# START OF Source data

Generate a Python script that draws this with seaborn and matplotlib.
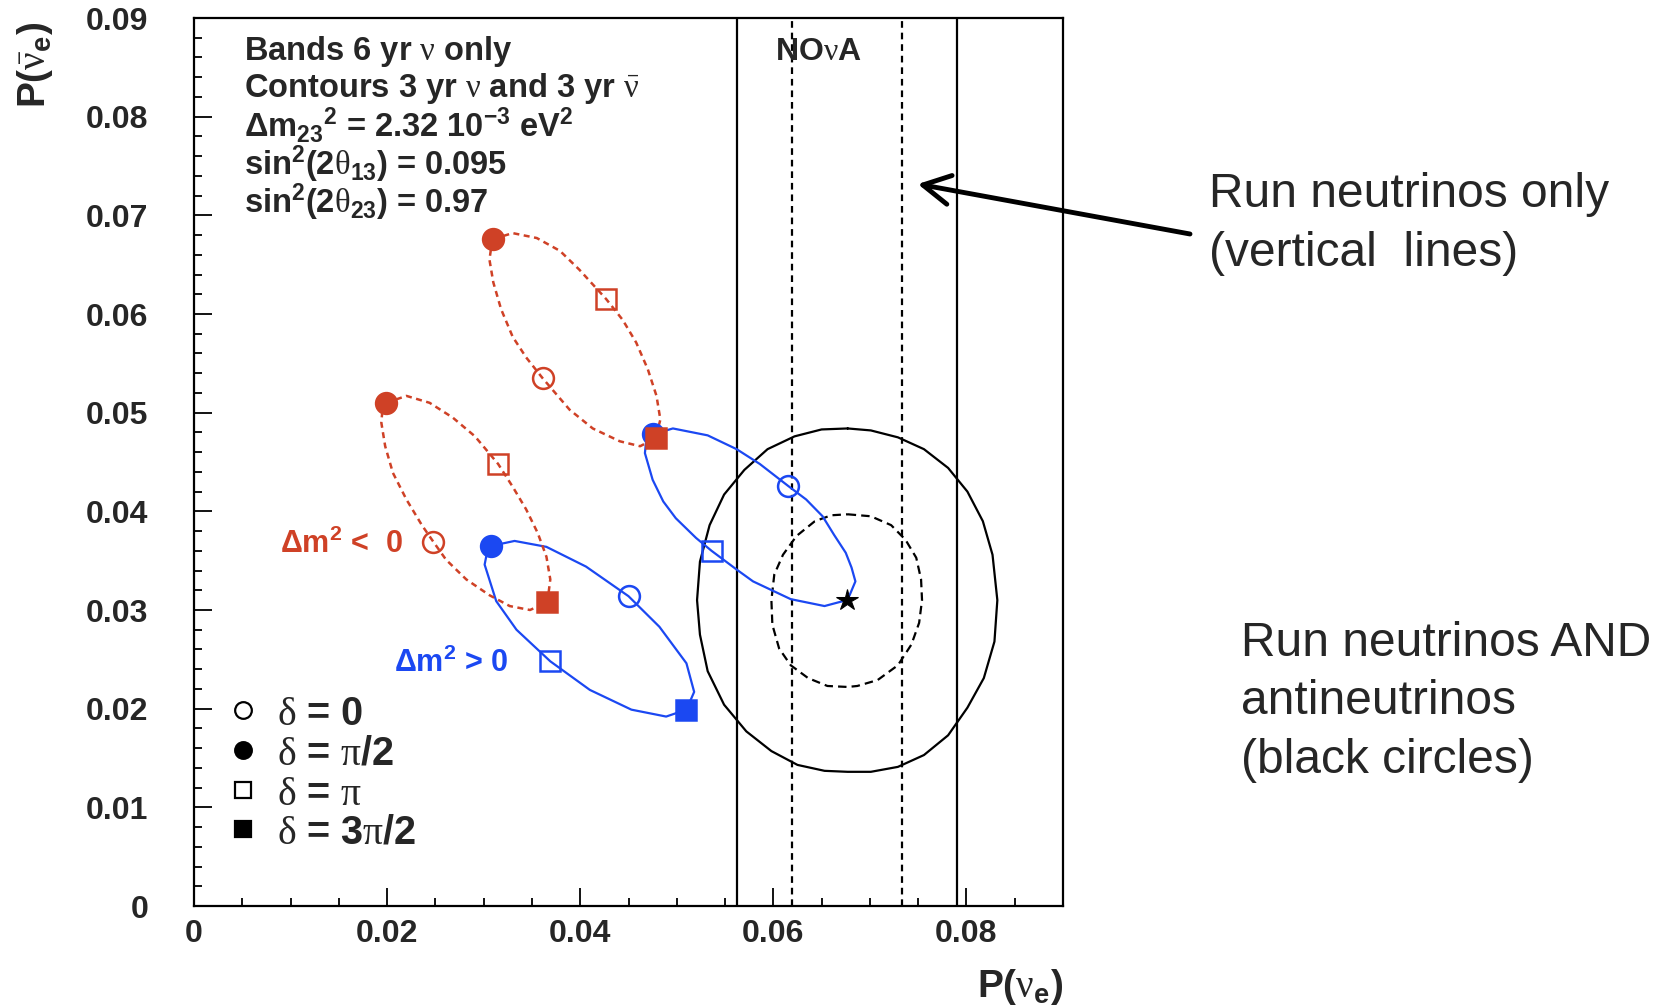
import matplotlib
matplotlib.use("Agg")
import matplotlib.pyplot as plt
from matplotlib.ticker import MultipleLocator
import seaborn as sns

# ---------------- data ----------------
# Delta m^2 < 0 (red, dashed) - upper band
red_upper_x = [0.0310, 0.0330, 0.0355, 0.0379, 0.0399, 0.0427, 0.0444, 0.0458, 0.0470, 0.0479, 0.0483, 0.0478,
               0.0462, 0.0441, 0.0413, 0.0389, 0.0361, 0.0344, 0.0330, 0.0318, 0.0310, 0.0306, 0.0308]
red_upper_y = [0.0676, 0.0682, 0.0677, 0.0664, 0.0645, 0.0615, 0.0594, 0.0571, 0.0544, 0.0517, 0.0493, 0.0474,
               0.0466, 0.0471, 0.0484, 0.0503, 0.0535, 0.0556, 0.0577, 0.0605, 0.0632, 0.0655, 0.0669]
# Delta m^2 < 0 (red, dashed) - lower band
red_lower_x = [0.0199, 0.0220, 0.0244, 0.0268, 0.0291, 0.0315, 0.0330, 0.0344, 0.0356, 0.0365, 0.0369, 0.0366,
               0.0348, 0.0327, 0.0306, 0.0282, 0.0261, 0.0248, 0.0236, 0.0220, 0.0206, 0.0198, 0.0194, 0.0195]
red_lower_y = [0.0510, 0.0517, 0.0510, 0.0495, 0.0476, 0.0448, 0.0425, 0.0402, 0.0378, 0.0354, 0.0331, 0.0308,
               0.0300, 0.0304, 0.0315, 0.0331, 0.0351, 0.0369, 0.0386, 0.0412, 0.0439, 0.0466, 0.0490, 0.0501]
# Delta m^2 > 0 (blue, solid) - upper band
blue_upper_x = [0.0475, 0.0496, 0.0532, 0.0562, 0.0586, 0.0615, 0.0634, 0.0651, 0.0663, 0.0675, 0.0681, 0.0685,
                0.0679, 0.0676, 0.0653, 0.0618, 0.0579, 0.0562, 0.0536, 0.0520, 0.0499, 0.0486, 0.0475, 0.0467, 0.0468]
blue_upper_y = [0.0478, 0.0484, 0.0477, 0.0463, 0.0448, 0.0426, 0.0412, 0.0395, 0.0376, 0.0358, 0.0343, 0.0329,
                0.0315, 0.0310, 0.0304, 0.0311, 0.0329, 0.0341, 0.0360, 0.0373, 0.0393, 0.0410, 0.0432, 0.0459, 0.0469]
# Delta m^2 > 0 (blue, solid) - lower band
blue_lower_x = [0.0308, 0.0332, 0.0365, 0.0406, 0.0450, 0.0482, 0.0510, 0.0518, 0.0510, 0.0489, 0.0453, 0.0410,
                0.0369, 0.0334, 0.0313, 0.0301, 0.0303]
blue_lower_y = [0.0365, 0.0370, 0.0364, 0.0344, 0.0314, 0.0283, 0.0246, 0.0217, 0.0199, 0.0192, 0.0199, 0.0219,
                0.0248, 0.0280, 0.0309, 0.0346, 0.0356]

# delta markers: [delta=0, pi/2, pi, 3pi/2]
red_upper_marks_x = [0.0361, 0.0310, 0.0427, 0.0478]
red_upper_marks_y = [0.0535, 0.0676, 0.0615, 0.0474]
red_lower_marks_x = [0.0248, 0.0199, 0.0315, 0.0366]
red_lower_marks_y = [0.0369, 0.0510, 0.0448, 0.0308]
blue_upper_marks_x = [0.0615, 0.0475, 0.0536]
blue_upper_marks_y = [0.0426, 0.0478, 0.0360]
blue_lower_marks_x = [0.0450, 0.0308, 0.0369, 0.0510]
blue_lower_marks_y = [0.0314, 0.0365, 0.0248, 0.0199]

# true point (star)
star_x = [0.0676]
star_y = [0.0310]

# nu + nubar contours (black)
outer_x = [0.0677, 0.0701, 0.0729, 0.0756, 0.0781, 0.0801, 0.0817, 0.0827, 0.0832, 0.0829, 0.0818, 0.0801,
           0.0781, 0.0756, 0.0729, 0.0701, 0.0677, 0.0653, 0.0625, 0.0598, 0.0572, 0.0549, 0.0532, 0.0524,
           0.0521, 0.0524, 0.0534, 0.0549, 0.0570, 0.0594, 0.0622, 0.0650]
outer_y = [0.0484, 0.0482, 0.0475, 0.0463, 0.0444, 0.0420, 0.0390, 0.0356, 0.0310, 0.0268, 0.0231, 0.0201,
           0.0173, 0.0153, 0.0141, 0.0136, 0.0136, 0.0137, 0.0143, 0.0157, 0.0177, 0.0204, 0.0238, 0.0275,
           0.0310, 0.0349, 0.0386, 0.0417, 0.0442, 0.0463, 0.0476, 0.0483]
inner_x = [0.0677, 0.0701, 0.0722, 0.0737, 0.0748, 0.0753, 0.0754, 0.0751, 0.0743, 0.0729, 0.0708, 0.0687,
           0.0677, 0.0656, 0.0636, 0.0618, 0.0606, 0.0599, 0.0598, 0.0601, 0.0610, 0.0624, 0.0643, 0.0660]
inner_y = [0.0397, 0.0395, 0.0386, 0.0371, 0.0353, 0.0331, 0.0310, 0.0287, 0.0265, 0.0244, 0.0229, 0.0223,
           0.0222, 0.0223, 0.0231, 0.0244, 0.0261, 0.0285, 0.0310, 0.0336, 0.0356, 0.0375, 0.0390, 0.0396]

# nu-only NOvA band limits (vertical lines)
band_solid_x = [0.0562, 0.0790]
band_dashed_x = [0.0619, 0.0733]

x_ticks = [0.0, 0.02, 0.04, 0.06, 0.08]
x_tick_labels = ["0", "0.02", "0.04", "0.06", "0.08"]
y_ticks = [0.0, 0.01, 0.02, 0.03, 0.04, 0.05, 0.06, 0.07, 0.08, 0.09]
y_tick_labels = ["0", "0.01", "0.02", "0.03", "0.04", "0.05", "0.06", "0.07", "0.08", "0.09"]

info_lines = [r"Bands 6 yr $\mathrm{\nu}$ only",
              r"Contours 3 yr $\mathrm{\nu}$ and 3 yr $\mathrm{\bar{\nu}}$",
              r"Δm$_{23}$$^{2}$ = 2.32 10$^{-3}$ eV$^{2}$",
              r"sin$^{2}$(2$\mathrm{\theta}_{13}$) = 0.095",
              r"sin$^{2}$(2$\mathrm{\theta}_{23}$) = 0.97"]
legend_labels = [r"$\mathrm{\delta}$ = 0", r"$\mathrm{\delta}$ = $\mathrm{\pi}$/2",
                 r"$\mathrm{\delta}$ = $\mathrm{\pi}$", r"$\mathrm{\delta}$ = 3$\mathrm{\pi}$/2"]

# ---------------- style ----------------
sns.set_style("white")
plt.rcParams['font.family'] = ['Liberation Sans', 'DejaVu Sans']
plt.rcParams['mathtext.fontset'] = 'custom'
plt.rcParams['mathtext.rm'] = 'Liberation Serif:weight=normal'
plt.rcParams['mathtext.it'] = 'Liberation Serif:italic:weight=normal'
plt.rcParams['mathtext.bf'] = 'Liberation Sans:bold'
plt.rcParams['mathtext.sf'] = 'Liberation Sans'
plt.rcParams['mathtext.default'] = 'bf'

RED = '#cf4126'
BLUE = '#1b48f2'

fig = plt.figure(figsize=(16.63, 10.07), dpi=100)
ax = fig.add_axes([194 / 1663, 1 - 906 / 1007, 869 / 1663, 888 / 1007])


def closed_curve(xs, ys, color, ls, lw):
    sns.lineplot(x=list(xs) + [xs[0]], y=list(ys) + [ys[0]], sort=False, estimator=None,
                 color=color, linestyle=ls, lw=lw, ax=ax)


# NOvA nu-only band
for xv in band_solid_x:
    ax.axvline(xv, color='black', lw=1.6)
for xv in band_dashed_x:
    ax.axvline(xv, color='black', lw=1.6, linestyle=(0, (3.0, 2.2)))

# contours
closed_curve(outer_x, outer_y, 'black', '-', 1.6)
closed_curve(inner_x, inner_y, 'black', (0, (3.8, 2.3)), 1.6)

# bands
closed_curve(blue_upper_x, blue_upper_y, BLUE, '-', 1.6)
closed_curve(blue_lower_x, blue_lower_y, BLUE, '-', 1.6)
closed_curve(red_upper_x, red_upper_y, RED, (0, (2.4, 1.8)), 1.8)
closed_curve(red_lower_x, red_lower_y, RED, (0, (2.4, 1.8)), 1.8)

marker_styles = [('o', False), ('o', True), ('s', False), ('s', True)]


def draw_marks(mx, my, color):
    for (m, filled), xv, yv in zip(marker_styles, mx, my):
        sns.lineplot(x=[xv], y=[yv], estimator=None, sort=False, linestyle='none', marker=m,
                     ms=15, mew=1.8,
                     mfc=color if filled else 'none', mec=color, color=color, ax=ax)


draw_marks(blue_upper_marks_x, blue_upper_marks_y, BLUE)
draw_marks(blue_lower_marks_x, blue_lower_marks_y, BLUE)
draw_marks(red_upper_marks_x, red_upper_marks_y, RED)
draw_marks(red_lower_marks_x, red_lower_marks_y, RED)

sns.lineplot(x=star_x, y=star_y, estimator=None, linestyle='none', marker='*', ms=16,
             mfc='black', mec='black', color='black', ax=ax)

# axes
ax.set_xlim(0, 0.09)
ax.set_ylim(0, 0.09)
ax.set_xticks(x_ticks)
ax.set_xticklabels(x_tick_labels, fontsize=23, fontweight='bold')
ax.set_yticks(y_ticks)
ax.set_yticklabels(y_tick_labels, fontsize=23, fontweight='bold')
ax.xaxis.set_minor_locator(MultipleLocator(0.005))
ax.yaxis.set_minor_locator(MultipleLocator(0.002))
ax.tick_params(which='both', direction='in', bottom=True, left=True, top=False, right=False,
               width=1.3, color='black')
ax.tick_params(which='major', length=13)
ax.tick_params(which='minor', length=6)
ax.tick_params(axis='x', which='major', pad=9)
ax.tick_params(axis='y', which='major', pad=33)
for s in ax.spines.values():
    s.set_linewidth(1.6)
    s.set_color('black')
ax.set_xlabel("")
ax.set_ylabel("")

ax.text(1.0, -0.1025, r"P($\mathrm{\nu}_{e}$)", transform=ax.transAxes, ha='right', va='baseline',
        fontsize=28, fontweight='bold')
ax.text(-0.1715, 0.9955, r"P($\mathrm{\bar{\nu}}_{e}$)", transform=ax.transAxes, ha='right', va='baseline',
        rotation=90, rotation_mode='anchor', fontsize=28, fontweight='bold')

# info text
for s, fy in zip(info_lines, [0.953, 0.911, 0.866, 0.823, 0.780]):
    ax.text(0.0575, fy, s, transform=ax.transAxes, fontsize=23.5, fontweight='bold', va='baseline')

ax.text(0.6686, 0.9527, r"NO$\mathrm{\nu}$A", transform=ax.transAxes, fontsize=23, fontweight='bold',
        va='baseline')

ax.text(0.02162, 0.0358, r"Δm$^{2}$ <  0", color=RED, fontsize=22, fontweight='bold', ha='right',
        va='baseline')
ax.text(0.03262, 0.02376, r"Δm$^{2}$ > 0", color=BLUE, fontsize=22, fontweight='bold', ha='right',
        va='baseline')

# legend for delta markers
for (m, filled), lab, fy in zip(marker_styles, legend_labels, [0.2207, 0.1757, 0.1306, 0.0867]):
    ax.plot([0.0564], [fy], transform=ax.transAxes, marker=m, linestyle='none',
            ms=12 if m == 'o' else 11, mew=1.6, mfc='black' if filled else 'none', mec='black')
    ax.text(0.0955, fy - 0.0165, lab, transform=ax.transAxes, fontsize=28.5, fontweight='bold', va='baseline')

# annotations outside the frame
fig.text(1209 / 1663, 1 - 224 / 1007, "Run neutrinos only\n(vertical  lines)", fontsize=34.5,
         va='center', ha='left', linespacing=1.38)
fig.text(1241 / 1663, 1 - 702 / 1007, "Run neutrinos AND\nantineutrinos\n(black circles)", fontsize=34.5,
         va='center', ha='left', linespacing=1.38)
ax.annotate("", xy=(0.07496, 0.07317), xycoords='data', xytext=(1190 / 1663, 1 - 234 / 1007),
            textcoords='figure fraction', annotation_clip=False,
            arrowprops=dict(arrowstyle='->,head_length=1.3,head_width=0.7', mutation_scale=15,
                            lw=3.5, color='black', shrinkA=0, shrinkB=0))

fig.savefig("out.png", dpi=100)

# END OF Source data

Reproduce only the lines from the beginning of the data through the line that contains "import seaborn as sns", both included, and please drop the pictures.

Generate a Python script that draws this with seaborn and matplotlib.
import matplotlib
matplotlib.use("Agg")
import matplotlib.pyplot as plt
from matplotlib.ticker import MultipleLocator
import seaborn as sns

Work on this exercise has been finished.